China is hurtling toward regime crisis. The Shanghai stock market roller coaster, the nervous reaction of other world markets and the frightening headlines across the world are the least of Beijing’s worries. All the bad news is, however, symptomatic of deeper concerns.

Despite the apparent similarities to the stock exchanges of the West, the Shanghai market is profoundly different. It is not a primary collector of capital for investment. Capital and savings distribution in the Chinese system is largely done through three government banks, a top-down process Beijing is eager to transform to market-oriented distribution. The private sector accounts for a disproportionate share of Chinese prosperity, but it is pitted against huge, inefficient but politically connected government monopolies.

The Communist leaders in recent weeks encouraged investors to move their money into the stock market, moving away from central planning, which commits half of government funds to investment and toward more consumption. Beijing was once so infatuated with the Soviet model that it built enormous ghost cities without residents. Given the notorious Chinese addiction to gambling, it was inevitable that stock market speculation would soar until large and adroit speculators pulled the rug (or plug).

Confronted by a propaganda disaster, the Communist leaders began in early summer throwing money into the Shanghai market; the central bank started buying up shares. The market nevertheless continued to swoon, and in the latest round the powers that be have apparently given up, leaving investors big and small to take the hit. This is what they should have done in the first place, instead of demonstrating a growing inability to direct a planned economy without a plan.

Even more important to the party’s power monopoly, the decline in overall growth continues. Having given up Marxist-Leninism-Maoism in all but name, rapid economic growth has become all-important. The government claims a 7.6 percent growth rate, well behind the official claim of an average annual 10 percent growth over two decades. This was a figure that nobody believed, Many analysts say the number is closer to 5 percent. The conventional wisdom held that 8 percent annual growth in all economic activity was needed to preserve stability. Even more worrying has been the speed of the decline.

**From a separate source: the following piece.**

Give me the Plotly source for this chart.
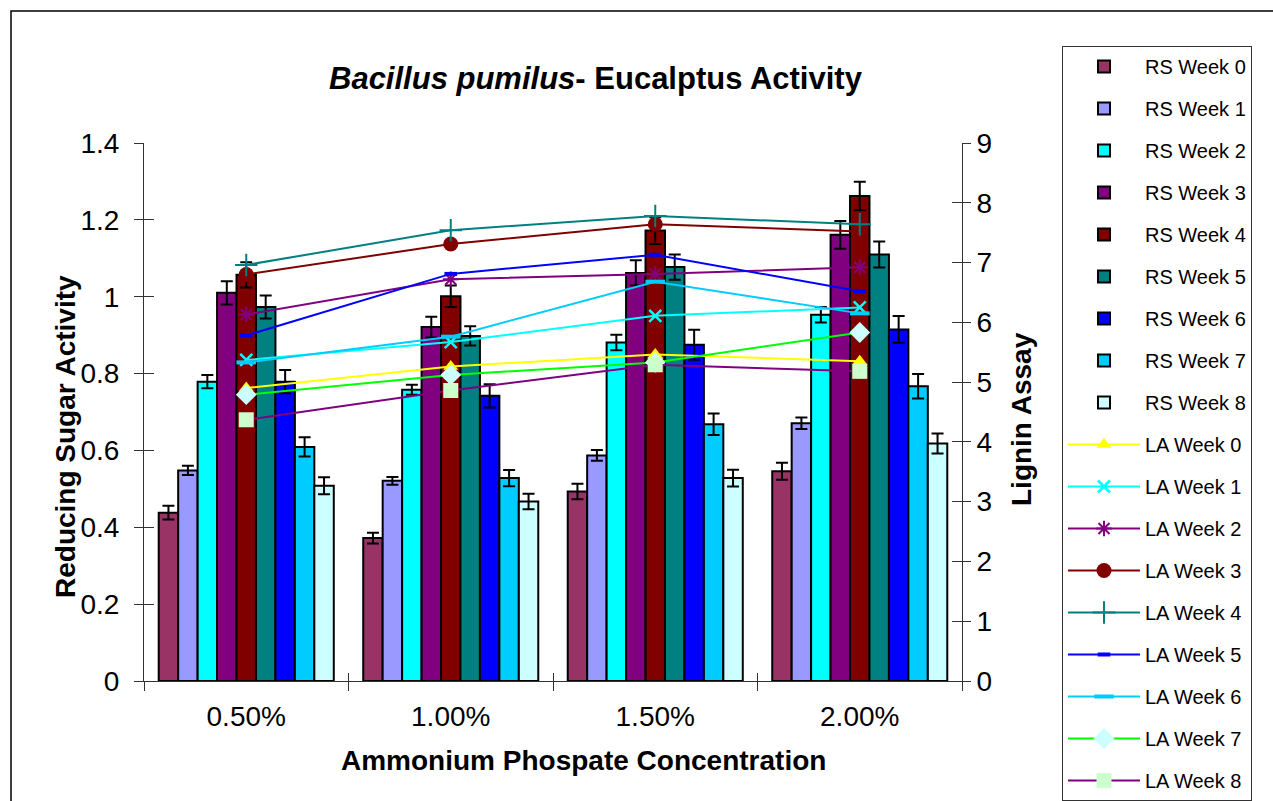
import plotly.graph_objects as go

# ---------------- data ----------------
categories = ["0.50%", "1.00%", "1.50%", "2.00%"]

rs_week0 = [0.438, 0.372, 0.493, 0.546]
rs_week1 = [0.548, 0.521, 0.587, 0.671]
rs_week2 = [0.779, 0.758, 0.881, 0.953]
rs_week3 = [1.010, 0.921, 1.062, 1.161]
rs_week4 = [1.057, 1.001, 1.172, 1.262]
rs_week5 = [0.973, 0.898, 1.077, 1.110]
rs_week6 = [0.779, 0.742, 0.875, 0.915]
rs_week7 = [0.609, 0.528, 0.668, 0.767]
rs_week8 = [0.508, 0.467, 0.528, 0.618]

rs_err0 = [0.018, 0.014, 0.020, 0.022]
rs_err1 = [0.012, 0.010, 0.014, 0.015]
rs_err2 = [0.017, 0.013, 0.020, 0.020]
rs_err3 = [0.030, 0.027, 0.033, 0.036]
rs_err4 = [0.033, 0.028, 0.035, 0.037]
rs_err5 = [0.030, 0.025, 0.033, 0.034]
rs_err6 = [0.030, 0.030, 0.039, 0.035]
rs_err7 = [0.025, 0.021, 0.028, 0.032]
rs_err8 = [0.022, 0.020, 0.022, 0.026]

la_week0 = [4.90, 5.26, 5.46, 5.35]
la_week1 = [5.37, 5.67, 6.11, 6.25]
la_week2 = [6.13, 6.72, 6.81, 6.92]
la_week3 = [6.80, 7.31, 7.64, 7.52]
la_week4 = [6.96, 7.54, 7.78, 7.64]
la_week5 = [5.78, 6.81, 7.13, 6.52]
la_week6 = [5.33, 5.76, 6.68, 6.15]
la_week7 = [4.79, 5.12, 5.33, 5.83]
la_week8 = [4.37, 4.86, 5.29, 5.18]

left_tickvals = [0, 0.2, 0.4, 0.6, 0.8, 1.0, 1.2, 1.4]
left_ticktext = ["0", "0.2", "0.4", "0.6", "0.8", "1", "1.2", "1.4"]
right_tickvals = [0, 1, 2, 3, 4, 5, 6, 7, 8, 9]

rs_series = [rs_week0, rs_week1, rs_week2, rs_week3, rs_week4,
             rs_week5, rs_week6, rs_week7, rs_week8]
rs_errors = [rs_err0, rs_err1, rs_err2, rs_err3, rs_err4,
             rs_err5, rs_err6, rs_err7, rs_err8]
la_series = [la_week0, la_week1, la_week2, la_week3, la_week4,
             la_week5, la_week6, la_week7, la_week8]

# ---------------- styles ----------------
FONT = "Liberation Sans, Arial, sans-serif"
AX = "#333333"
rs_colors = ["#993366", "#9999FF", "#00FFFF", "#800080", "#800000",
             "#008080", "#0000FF", "#00CCFF", "#CCFFFF"]
la_styles = [
    dict(line="#FFFF00", marker=dict(symbol="triangle-up", size=13, color="#FFFF00")),
    dict(line="#00FFFF", marker=dict(symbol="x-thin-open", size=12, color="#00FFFF",
                                     line=dict(width=2.5, color="#00FFFF"))),
    dict(line="#800080", marker=dict(symbol="asterisk-open", size=13, color="#800080",
                                     line=dict(width=2, color="#800080"))),
    dict(line="#800000", marker=dict(symbol="circle", size=15, color="#800000")),
    dict(line="#008080", marker=dict(symbol="cross-thin-open", size=16, color="#008080",
                                     line=dict(width=2, color="#008080"))),
    dict(line="#0000FF", marker=dict(symbol="line-ew-open", size=9, color="#0000FF",
                                     line=dict(width=4, color="#0000FF"))),
    dict(line="#00CCFF", marker=dict(symbol="line-ew-open", size=14, color="#00CCFF",
                                     line=dict(width=4, color="#00CCFF"))),
    dict(line="#00FF00", marker=dict(symbol="diamond", size=16, color="#CCFFFF")),
    dict(line="#800080", marker=dict(symbol="square", size=15, color="#CCFFCC")),
]

fig = go.Figure()

for i, (vals, errs) in enumerate(zip(rs_series, rs_errors)):
    name = f"RS Week {i}"
    fig.add_trace(go.Bar(
        name=name, legendgroup=name, x=categories, y=vals,
        marker=dict(color=rs_colors[i], line=dict(color="black", width=2)),
        error_y=dict(type="data", array=errs, color="black", thickness=2, width=6),
    ))

for i, vals in enumerate(la_series):
    name = f"LA Week {i}"
    st = la_styles[i]
    fig.add_trace(go.Scatter(
        name=name, legendgroup=name, x=categories, y=vals, yaxis="y2",
        mode="lines+markers", line=dict(color=st["line"], width=2),
        marker=st["marker"],
    ))

# helper traces for the inner halves of the cross tick marks
fig.add_trace(go.Scatter(x=categories, y=[None] * 4, yaxis="y3", showlegend=False,
                         hoverinfo="skip", mode="lines"))
fig.add_trace(go.Scatter(x=categories, y=[None] * 4, yaxis="y4", showlegend=False,
                         hoverinfo="skip", mode="lines"))
fig.add_trace(go.Scatter(x=categories, y=[None] * 4, xaxis="x2", showlegend=False,
                         hoverinfo="skip", mode="lines"))

W, H = 1273, 801
L, R, T, B = 144, 962, 143, 681
pw, ph = R - L, B - T


def px(x):
    return (x - L) / pw


def py(y):
    return (B - y) / ph


fig.update_layout(
    width=W, height=H,
    margin=dict(l=L, r=W - R, t=T, b=H - B, pad=0),
    paper_bgcolor="white", plot_bgcolor="white",
    font=dict(family=FONT, color="black"),
    barmode="group", bargap=0.144, bargroupgap=0,
    xaxis=dict(type="category", categoryarray=categories, range=[-0.5, 3.5],
               tickson="boundaries", ticks="outside", ticklen=9, tickcolor=AX,
               showline=True, linecolor=AX, linewidth=1, showgrid=False,
               tickfont=dict(size=28, family=FONT), ticklabelstandoff=10),
    xaxis2=dict(type="category", categoryarray=categories, range=[-0.5, 3.5],
                overlaying="x", anchor="y", tickson="boundaries", ticks="inside",
                ticklen=8, tickcolor=AX, showticklabels=False, showline=False,
                showgrid=False),
    yaxis=dict(range=[0, 1.4], tickvals=left_tickvals, ticktext=left_ticktext,
               ticks="outside", ticklen=9, tickcolor=AX, showline=True,
               linecolor=AX, linewidth=1, showgrid=False, zeroline=False,
               tickfont=dict(size=28, family=FONT), ticklabelstandoff=9),
    yaxis2=dict(range=[0, 9], tickvals=right_tickvals, overlaying="y", side="right",
                anchor="x", ticks="outside", ticklen=8, tickcolor=AX, showline=True,
                linecolor=AX, linewidth=1, showgrid=False, zeroline=False,
                tickfont=dict(size=28, family=FONT)),
    yaxis3=dict(range=[0, 1.4], tickvals=left_tickvals, overlaying="y", side="left",
                anchor="x", ticks="inside", ticklen=10, tickcolor=AX,
                showticklabels=False, showline=False, showgrid=False, zeroline=False),
    yaxis4=dict(range=[0, 9], tickvals=right_tickvals, overlaying="y", side="right",
                anchor="x", ticks="inside", ticklen=10, tickcolor=AX,
                showticklabels=False, showline=False, showgrid=False, zeroline=False),
    legend=dict(x=px(1062), y=py(47), xanchor="left", yanchor="top",
                bordercolor=AX, borderwidth=1, bgcolor="white",
                font=dict(size=20, family=FONT), itemwidth=72,
                tracegroupgap=13, traceorder="grouped", maxheight=790),
    showlegend=True,
)

fig.add_annotation(x=px(596), y=py(78), xref="paper", yref="paper",
                   text="<b><i>Bacillus pumilus</i>- Eucalptus Activity</b>",
                   showarrow=False, xanchor="center", yanchor="middle",
                   font=dict(size=31, family=FONT))
fig.add_annotation(x=px(65), y=py(437), xref="paper", yref="paper",
                   text="<b>Reducing Sugar Activity</b>", textangle=-90,
                   showarrow=False, xanchor="center", yanchor="middle",
                   font=dict(size=28, family=FONT))
fig.add_annotation(x=px(1021), y=py(419), xref="paper", yref="paper",
                   text="<b>Lignin Assay</b>", textangle=-90,
                   showarrow=False, xanchor="center", yanchor="middle",
                   font=dict(size=28, family=FONT))
fig.add_annotation(x=px(583), y=py(760), xref="paper", yref="paper",
                   text="<b>Ammonium Phospate Concentration</b>",
                   showarrow=False, xanchor="center", yanchor="middle",
                   font=dict(size=28, family=FONT))

# outer chart border (extends beyond the picture on the right and bottom)
fig.add_shape(type="rect", xref="paper", yref="paper",
              x0=px(11), x1=px(1300), y0=py(830), y1=py(11),
              line=dict(color="black", width=1.5), fillcolor="rgba(0,0,0,0)",
              layer="below")

fig.write_html("out.html", config={"displayModeBar": False},
               post_script="document.body.style.margin='0';")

Numbers are not the only problem. Unlike his immediate two predecessors, Xi Jinping holds three crucial positions, secretary of the party, head of the government and chief of state. He has abandoned all pretense of collegiality. His reach for total power includes a spirited anti-corruption campaign reaching into the highest echelons of the party. Anti-corruption drives, which sound good, often cover the elimination of party rivals.

Mr. Xi has gone after several politburo members at the top of the Communist heap, including the head of the secret police and intelligence, Zhou Yongkang. Mr. Zhou was accused of everything from womanizing with the niece of a former president, whom he married after his second wife died in a mysterious automobile accident, to a scandal about his family’s hoard of $14.5 billion taken in bribery and embezzlement.

Mr. Zhou was sentenced to life imprisonment in a secret trial, but with so many of his friends in high places in the party, that is not necessarily the end of the matter. Mr. Xi, like his predecessor, has appointed large number of senior generals, most with no military experience, but are keen students of loyalty. There are stories from Beijing that he has put his predecessor, who has a strong following in the party, under house arrest.